- What is asked: Write out the listing below without alteration, omitting its pictures.

- Dataset extract:
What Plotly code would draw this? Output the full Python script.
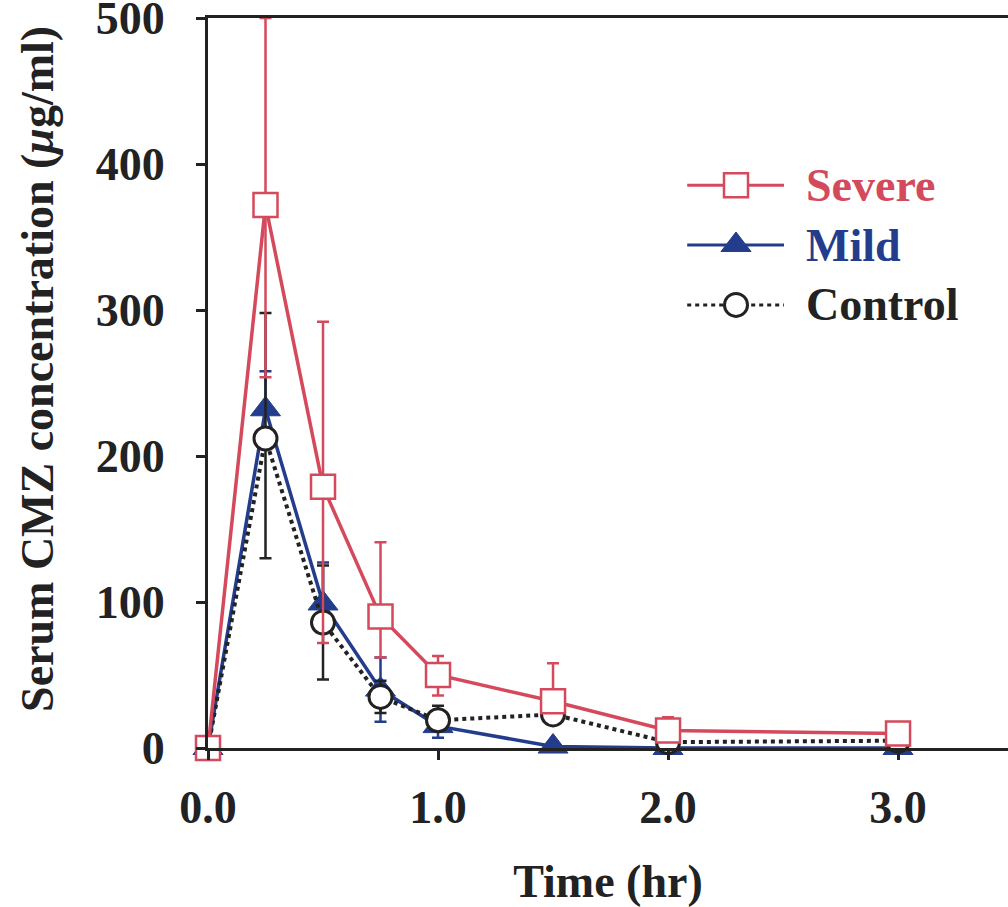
import plotly.graph_objects as go

# ---- data ----
time_hr = [0, 0.25, 0.5, 0.75, 1.0, 1.5, 2.0, 3.0]

severe = [0, 372, 179, 90, 50, 32, 12, 10]
severe_err_up = [0, 128, 113, 51, 13, 26, 9, 0]
severe_err_dn = [0, 118, 107, 28, 14, 0, 0, 0]

mild = [0, 232, 99, 40, 15, 1, 0, 0]
mild_err_up = [0, 26, 28, 22, 0, 0, 0, 0]
mild_err_dn = [0, 0, 0, 22, 8, 0, 0, 0]

control = [0, 212, 86, 35, 19, 23, 4, 5]
control_err_up = [0, 86, 39, 11, 10, 0, 0, 0]
control_err_dn = [0, 82, 39, 11, 0, 0, 0, 0]

x_ticks = [0, 1, 2, 3]
x_tick_labels = ["0.0", "1.0", "2.0", "3.0"]
y_ticks = [0, 100, 200, 300, 400, 500]

series_names = ["Severe", "Mild", "Control"]
y_title = "Serum CMZ concentration (<i>μ</i>g/ml)"
x_title = "Time (hr)"

RED = "#D4495C"
BLUE = "#233D8C"
BLACK = "#222222"
FONT = "Liberation Serif"

fig = go.Figure()

# Mild (bottom)
fig.add_trace(go.Scatter(
    x=time_hr, y=mild, mode="lines+markers", name="Mild", showlegend=False,
    line=dict(color=BLUE, width=3.5),
    marker=dict(symbol="triangle-up", size=26, color=BLUE, line=dict(color=BLUE, width=1)),
    error_y=dict(type="data", symmetric=False, array=mild_err_up, arrayminus=mild_err_dn,
                 color=BLUE, thickness=2.5, width=6),
    cliponaxis=False))

# Control
fig.add_trace(go.Scatter(
    x=time_hr, y=control, mode="lines+markers", name="Control", showlegend=False,
    line=dict(color=BLACK, width=4, dash="4px,4px"),
    marker=dict(symbol="circle", size=23, color="white", line=dict(color=BLACK, width=3)),
    error_y=dict(type="data", symmetric=False, array=control_err_up, arrayminus=control_err_dn,
                 color=BLACK, thickness=2.5, width=6),
    cliponaxis=False))

# Severe (top)
fig.add_trace(go.Scatter(
    x=time_hr, y=severe, mode="lines+markers", name="Severe", showlegend=False,
    line=dict(color=RED, width=3.5),
    marker=dict(symbol="square", size=24, color="white", line=dict(color=RED, width=2.5)),
    error_y=dict(type="data", symmetric=False, array=severe_err_up, arrayminus=severe_err_dn,
                 color=RED, thickness=2.5, width=6),
    cliponaxis=False))

# ---- custom legend (overlay axis in plot-fraction units) ----
leg_rows = [0.771, 0.689, 0.607]
leg_line_x = [0.599, 0.72]
leg_mark_x = 0.66
leg_text_x = 0.745
leg_styles = [
    dict(line=dict(color=RED, width=3),
         marker=dict(symbol="square", size=24, color="white", line=dict(color=RED, width=2.5)), col=RED),
    dict(line=dict(color=BLUE, width=3),
         marker=dict(symbol="triangle-up", size=26, color=BLUE, line=dict(color=BLUE, width=1)), col=BLUE),
    dict(line=dict(color=BLACK, width=3, dash="4px,4px"),
         marker=dict(symbol="circle", size=23, color="white", line=dict(color=BLACK, width=3)), col=BLACK),
]
for name, yy, st in zip(series_names, leg_rows, leg_styles):
    fig.add_trace(go.Scatter(x=leg_line_x, y=[yy, yy], mode="lines", line=st["line"],
                             xaxis="x2", yaxis="y2", showlegend=False, hoverinfo="skip"))
    fig.add_trace(go.Scatter(x=[leg_mark_x], y=[yy], mode="markers", marker=st["marker"],
                             xaxis="x2", yaxis="y2", showlegend=False, hoverinfo="skip"))
    fig.add_annotation(x=leg_text_x, y=yy, xref="x2", yref="y2", text=name, showarrow=False,
                       xanchor="left", yanchor="middle",
                       font=dict(family=FONT, size=46, color=st["col"], weight="bold"))

# y-axis title as a rotated annotation (sits slightly above the axis centre)
fig.add_annotation(x=-0.214, y=0.519, xref="paper", yref="paper", text=y_title,
                   textangle=-90, showarrow=False, xanchor="center", yanchor="middle",
                   font=dict(family=FONT, size=46, color=BLACK, weight="bold"))

fig.update_layout(
    width=1008, height=907,
    margin=dict(l=208, r=0, t=18, b=159, autoexpand=False),
    paper_bgcolor="white", plot_bgcolor="white",
    showlegend=False,
    font=dict(family=FONT, size=46, color=BLACK),
    xaxis=dict(range=[0, 3.478], tickvals=x_ticks, ticktext=x_tick_labels,
               automargin=False, ticklabeloverflow="allow",
               showline=True, linewidth=3, linecolor=BLACK, mirror=True,
               ticks="outside", ticklen=9, tickwidth=3, tickcolor=BLACK,
               showgrid=False, zeroline=False,
               tickfont=dict(family=FONT, size=46, color=BLACK, weight="bold"),
               ticklabelstandoff=8,
               title=dict(text=x_title, standoff=38,
                          font=dict(family=FONT, size=46, color=BLACK, weight="bold"))),
    yaxis=dict(range=[0, 500], tickvals=y_ticks,
               automargin=False, ticklabeloverflow="allow",
               showline=True, linewidth=3, linecolor=BLACK, mirror=False,
               ticks="outside", ticklen=9, tickwidth=3, tickcolor=BLACK,
               showgrid=False, zeroline=False,
               tickfont=dict(family=FONT, size=46, color=BLACK, weight="bold"),
               ticklabelstandoff=22),
    xaxis2=dict(overlaying="x", range=[0, 1], visible=False),
    yaxis2=dict(overlaying="y", range=[0, 1], visible=False),
)

fig.write_html("out.html", config={"displayModeBar": False},
               post_script="document.body.style.margin='0px';document.body.style.overflow='hidden';")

- Task answer:
What Plotly code would draw this? Output the full Python script.
import plotly.graph_objects as go

# ---- data ----
time_hr = [0, 0.25, 0.5, 0.75, 1.0, 1.5, 2.0, 3.0]

severe = [0, 372, 179, 90, 50, 32, 12, 10]
severe_err_up = [0, 128, 113, 51, 13, 26, 9, 0]
severe_err_dn = [0, 118, 107, 28, 14, 0, 0, 0]

mild = [0, 232, 99, 40, 15, 1, 0, 0]
mild_err_up = [0, 26, 28, 22, 0, 0, 0, 0]
mild_err_dn = [0, 0, 0, 22, 8, 0, 0, 0]

control = [0, 212, 86, 35, 19, 23, 4, 5]
control_err_up = [0, 86, 39, 11, 10, 0, 0, 0]
control_err_dn = [0, 82, 39, 11, 0, 0, 0, 0]

x_ticks = [0, 1, 2, 3]
x_tick_labels = ["0.0", "1.0", "2.0", "3.0"]
y_ticks = [0, 100, 200, 300, 400, 500]

series_names = ["Severe", "Mild", "Control"]
y_title = "Serum CMZ concentration (<i>μ</i>g/ml)"
x_title = "Time (hr)"

RED = "#D4495C"
BLUE = "#233D8C"
BLACK = "#222222"
FONT = "Liberation Serif"

fig = go.Figure()

# Mild (bottom)
fig.add_trace(go.Scatter(
    x=time_hr, y=mild, mode="lines+markers", name="Mild", showlegend=False,
    line=dict(color=BLUE, width=3.5),
    marker=dict(symbol="triangle-up", size=26, color=BLUE, line=dict(color=BLUE, width=1)),
    error_y=dict(type="data", symmetric=False, array=mild_err_up, arrayminus=mild_err_dn,
                 color=BLUE, thickness=2.5, width=6),
    cliponaxis=False))

# Control
fig.add_trace(go.Scatter(
    x=time_hr, y=control, mode="lines+markers", name="Control", showlegend=False,
    line=dict(color=BLACK, width=4, dash="4px,4px"),
    marker=dict(symbol="circle", size=23, color="white", line=dict(color=BLACK, width=3)),
    error_y=dict(type="data", symmetric=False, array=control_err_up, arrayminus=control_err_dn,
                 color=BLACK, thickness=2.5, width=6),
    cliponaxis=False))

# Severe (top)
fig.add_trace(go.Scatter(
    x=time_hr, y=severe, mode="lines+markers", name="Severe", showlegend=False,
    line=dict(color=RED, width=3.5),
    marker=dict(symbol="square", size=24, color="white", line=dict(color=RED, width=2.5)),
    error_y=dict(type="data", symmetric=False, array=severe_err_up, arrayminus=severe_err_dn,
                 color=RED, thickness=2.5, width=6),
    cliponaxis=False))

# ---- custom legend (overlay axis in plot-fraction units) ----
leg_rows = [0.771, 0.689, 0.607]
leg_line_x = [0.599, 0.72]
leg_mark_x = 0.66
leg_text_x = 0.745
leg_styles = [
    dict(line=dict(color=RED, width=3),
         marker=dict(symbol="square", size=24, color="white", line=dict(color=RED, width=2.5)), col=RED),
    dict(line=dict(color=BLUE, width=3),
         marker=dict(symbol="triangle-up", size=26, color=BLUE, line=dict(color=BLUE, width=1)), col=BLUE),
    dict(line=dict(color=BLACK, width=3, dash="4px,4px"),
         marker=dict(symbol="circle", size=23, color="white", line=dict(color=BLACK, width=3)), col=BLACK),
]
for name, yy, st in zip(series_names, leg_rows, leg_styles):
    fig.add_trace(go.Scatter(x=leg_line_x, y=[yy, yy], mode="lines", line=st["line"],
                             xaxis="x2", yaxis="y2", showlegend=False, hoverinfo="skip"))
    fig.add_trace(go.Scatter(x=[leg_mark_x], y=[yy], mode="markers", marker=st["marker"],
                             xaxis="x2", yaxis="y2", showlegend=False, hoverinfo="skip"))
    fig.add_annotation(x=leg_text_x, y=yy, xref="x2", yref="y2", text=name, showarrow=False,
                       xanchor="left", yanchor="middle",
                       font=dict(family=FONT, size=46, color=st["col"], weight="bold"))

# y-axis title as a rotated annotation (sits slightly above the axis centre)
fig.add_annotation(x=-0.214, y=0.519, xref="paper", yref="paper", text=y_title,
                   textangle=-90, showarrow=False, xanchor="center", yanchor="middle",
                   font=dict(family=FONT, size=46, color=BLACK, weight="bold"))

fig.update_layout(
    width=1008, height=907,
    margin=dict(l=208, r=0, t=18, b=159, autoexpand=False),
    paper_bgcolor="white", plot_bgcolor="white",
    showlegend=False,
    font=dict(family=FONT, size=46, color=BLACK),
    xaxis=dict(range=[0, 3.478], tickvals=x_ticks, ticktext=x_tick_labels,
               automargin=False, ticklabeloverflow="allow",
               showline=True, linewidth=3, linecolor=BLACK, mirror=True,
               ticks="outside", ticklen=9, tickwidth=3, tickcolor=BLACK,
               showgrid=False, zeroline=False,
               tickfont=dict(family=FONT, size=46, color=BLACK, weight="bold"),
               ticklabelstandoff=8,
               title=dict(text=x_title, standoff=38,
                          font=dict(family=FONT, size=46, color=BLACK, weight="bold"))),
    yaxis=dict(range=[0, 500], tickvals=y_ticks,
               automargin=False, ticklabeloverflow="allow",
               showline=True, linewidth=3, linecolor=BLACK, mirror=False,
               ticks="outside", ticklen=9, tickwidth=3, tickcolor=BLACK,
               showgrid=False, zeroline=False,
               tickfont=dict(family=FONT, size=46, color=BLACK, weight="bold"),
               ticklabelstandoff=22),
    xaxis2=dict(overlaying="x", range=[0, 1], visible=False),
    yaxis2=dict(overlaying="y", range=[0, 1], visible=False),
)

fig.write_html("out.html", config={"displayModeBar": False},
               post_script="document.body.style.margin='0px';document.body.style.overflow='hidden';")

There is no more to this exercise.